I was an English major, but even I can do this math. My rent for the bigger place is $170 more per month. I’m going to be bringing home around $300 less per month in paychecks. I’ll be paying $120 for parking. Friends, that’s almost $600 per month that I am no longer going to have access to. I’m a single mom. Ouch. Let’s not even discuss the fact that my oldest son is going through a growth spurt and eats approximately $75 in food each day all by himself, and that if my own teeth are any indication, all of my children will soon need some expensive orthodontia.
I have to remind myself that I am doing this for the greater good. My sacrifice now is going to pay off in the coming years because I will have more opportunities at the company I’m joining. It’s just going to hurt for a little while.
I asked Greg if he’s going to mind that I’m poor and he assured me he won’t.
I’m silently freaking out. I need to pack this house, somehow find time to shop for business casual attire and also figure out how I will make ends meet for the next year or two. I need to put a smile on my face and pretend I’m not bothered that, more than a year after Greg and I started dating, his situation with his ex-wife is not only NOT better, it’s actually worse. Pretty hard to look forward to living with him when his ex is actively trying to break us up and convince her children that my kids and I are morally and intellectually bankrupt.

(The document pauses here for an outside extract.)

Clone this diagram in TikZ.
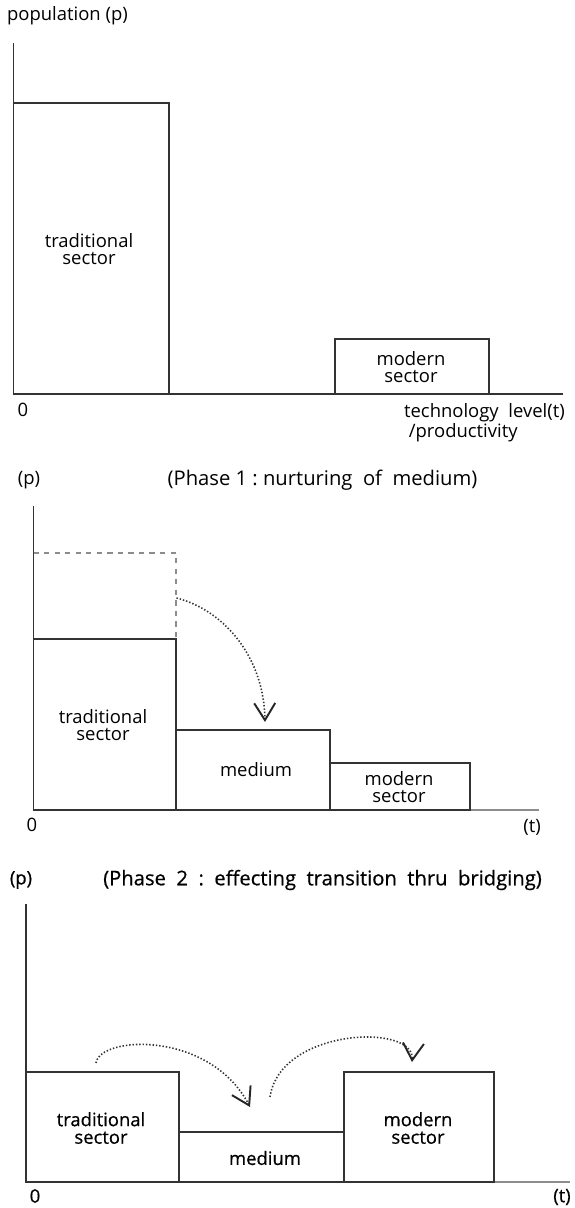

As friends reminded me – I’ve made leaps of faith before and I’ve come out ahead. I am strong and I can weather a little halt in the old cashflow for a while. I’m not married to Greg; we don’t share children or property and so, if it turns out my needs for the relationship aren’t being met I can, with sorrow, tell him we need to move on without each other. He may do the same to me first, there are no guarantees. Right now we love each other and want to be together until we are old and gray, we’re just not sure how to get there yet. Dating with children and jobs and homes and all that fun stuff is not simple.
And yet, despite the freaking out, I’m excited. Walking in to this new job at a company that has approximately 108 times as many employees as my current company is going to feel a bit like walking into the high school my first day of tenth grade and realizing the senior guys looked like MEN and thinking omg who am I going to sit with at lunch and will anyone like me and am I going to be wearing the right clothes? But, despite my total lack of coolness and my deep social anxiety, I survived high school and I will survive the new job. I may end up enjoying it. Strongly hoping that one day I end up in a position of authority there. I may have less money for a while but I’m fortunate enough to have some wiggle room in my budget. Luxuries that I can give up until I pay my dues and earn some raises.
The new house is going to cost more but its size and storage are going to bring me so much peace, you have no idea. Do you know how much of my energy was sapped by the mountains of laundry in my living room and bedroom? Hooray, no more storing kitchen gadgets in the living room because the cupboards are too full! No more food in the linen closet. My boys will have significantly fewer Lego-related injuries because they won’t have to cram every single one of their possessions into their bedroom anymore; they will have a big living area for toys and spreading out.
Now I just need someone to teach me how to mow the lawn and I’ll be good to go.